Sarah Stepney, Headteacher, Mayfield Primary School

“We don’t mind what learning activities adults and children choose to do outside, we just want them to go outside and be in nature and use the resources around them, and not feel that all learning has to be contained to the classroom. It’s just really good for lots of pupils, that physical activity and being outside. I mean, everyone knows just being around green makes you feel better.” – Sarah Stepney

Sarah is a teacher, nature enthusiast, amateur artist, educational leader and innovator, and Headteacher at Mayfield Primary School.

Sarah and her former co-head, Paula, pioneered a schoolwide initiative called Out and About. Out and About is a rather simple but powerful practice. Once a week, each class spends part of the day learning outside no matter the weather, rain or shine (splashing in puddles is not off limits!). Sometimes classes use Out and About time to play games, to go for ‘wellie walks’ to the school’s conservation area and pond, or even to climb a tree. Other times they study for SATs but in a more relaxed and green environment. Often, learning becomes more physical and rooted in the surrounding natural landscapes: children can construct a story or build a model of circulation of the heart with ‘bits and pieces’ like pegs and pebbles, sticks and stones, or whatever they can find while wandering through the school grounds.

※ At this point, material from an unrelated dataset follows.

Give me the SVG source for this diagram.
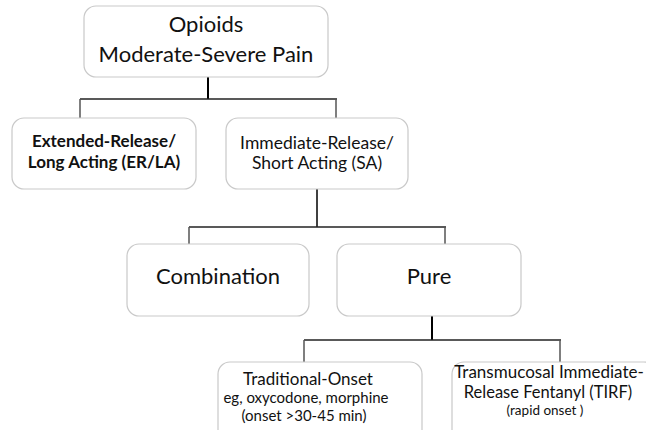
<svg xmlns="http://www.w3.org/2000/svg" width="646" height="430" viewBox="0 0 646 430">
<style>
.box{fill:#fff;stroke:#c9c9c9;stroke-width:1.2}
text{font-family:Lato,"Open Sans","Liberation Sans",sans-serif;fill:#111;text-anchor:middle}
.stem{stroke:#000;stroke-width:2;fill:none}
.bar{stroke:#222;stroke-width:1.5;fill:none}
.drop{stroke:#555;stroke-width:1.5;fill:none}
</style>
<rect width="646" height="430" fill="#fff"/>
<g id="connectors">
<line class="stem" x1="208" y1="77" x2="208" y2="99"/>
<line class="bar" x1="80" y1="99" x2="337" y2="99"/>
<line class="drop" x1="80" y1="99" x2="80" y2="118"/>
<line class="drop" x1="336" y1="99" x2="336" y2="118"/>
<line class="stem" x1="317" y1="189" x2="317" y2="227" style="stroke-width:1.5"/>
<line class="bar" x1="189" y1="227" x2="446" y2="227"/>
<line class="drop" x1="189" y1="227" x2="189" y2="244"/>
<line class="drop" x1="445" y1="227" x2="445" y2="244"/>
<line class="stem" x1="432" y1="316" x2="432" y2="340"/>
<line class="bar" x1="304" y1="340" x2="561" y2="340"/>
<line class="drop" x1="304" y1="340" x2="304" y2="362"/>
<line class="drop" x1="560" y1="340" x2="560" y2="362"/>
</g>
<g id="opioids">
<rect class="box" x="84" y="6" width="244" height="71" rx="12"/>
<text x="206" y="32" font-size="22">Opioids</text>
<text x="206" y="62" font-size="22">Moderate-Severe Pain</text>
</g>
<g id="er-la">
<rect class="box" x="12" y="118" width="184" height="71" rx="12"/>
<text x="104" y="147" font-size="17" font-weight="bold">Extended-Release/</text>
<text x="104" y="168" font-size="17" font-weight="bold">Long Acting (ER/LA)</text>
</g>
<g id="ir-sa">
<rect class="box" x="226" y="118" width="182" height="71" rx="12"/>
<text x="317" y="149" font-size="17.5">Immediate-Release/</text>
<text x="317" y="169" font-size="17.5">Short Acting (SA)</text>
</g>
<g id="combination">
<rect class="box" x="127" y="244" width="182" height="72" rx="12"/>
<text x="218" y="284" font-size="22">Combination</text>
</g>
<g id="pure">
<rect class="box" x="337" y="244" width="184" height="72" rx="12"/>
<text x="429" y="284" font-size="22">Pure</text>
</g>
<g id="traditional">
<rect class="box" x="218" y="362" width="204" height="80" rx="12"/>
<text x="308" y="385" font-size="17">Traditional-Onset</text>
<text x="306" y="403" font-size="15">eg, oxycodone, morphine</text>
<text x="304" y="421" font-size="15">(onset &gt;30-45 min)</text>
</g>
<g id="tirf">
<rect class="box" x="452" y="362" width="204" height="80" rx="12"/>
<text x="549" y="378" font-size="17">Transmucosal Immediate-</text>
<text x="548" y="398" font-size="16.5">Release Fentanyl (TIRF)</text>
<text x="545" y="415" font-size="13.5">(rapid onset )</text>
</g>
</svg>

Out and About was inspired by pupils’ experiences in Artscapers, an arts-in-nature approach led by Cambridge Curiosity and Imagination. Wanting to sustain the spirit of Artscaping, Sarah and Paula first trialled Out and About with their Year One classes. They found even a simple walk across the school grounds each week, noticing what had stayed the same and what changed, created fruitful learning opportunities. When Sarah and Paula became co-heads at Mayfield, they rolled Out and About schoolwide which has been transformative for children and staff.

Children learn differently outside beyond the limits of the classroom. They can walk, talk, make connections with peers and express themselves more freely without the pressure of a classroom. Teachers also benefit from spending sustained time alongside pupils outside – they make new connections and discover children’s diverse capabilities. Time pressures and a full curriculum can make it hard to get outside each week, but Mayfield teachers do it. Sarah advises, if it’s important enough, you’ll find the time and you’ll do it. You can always find the time.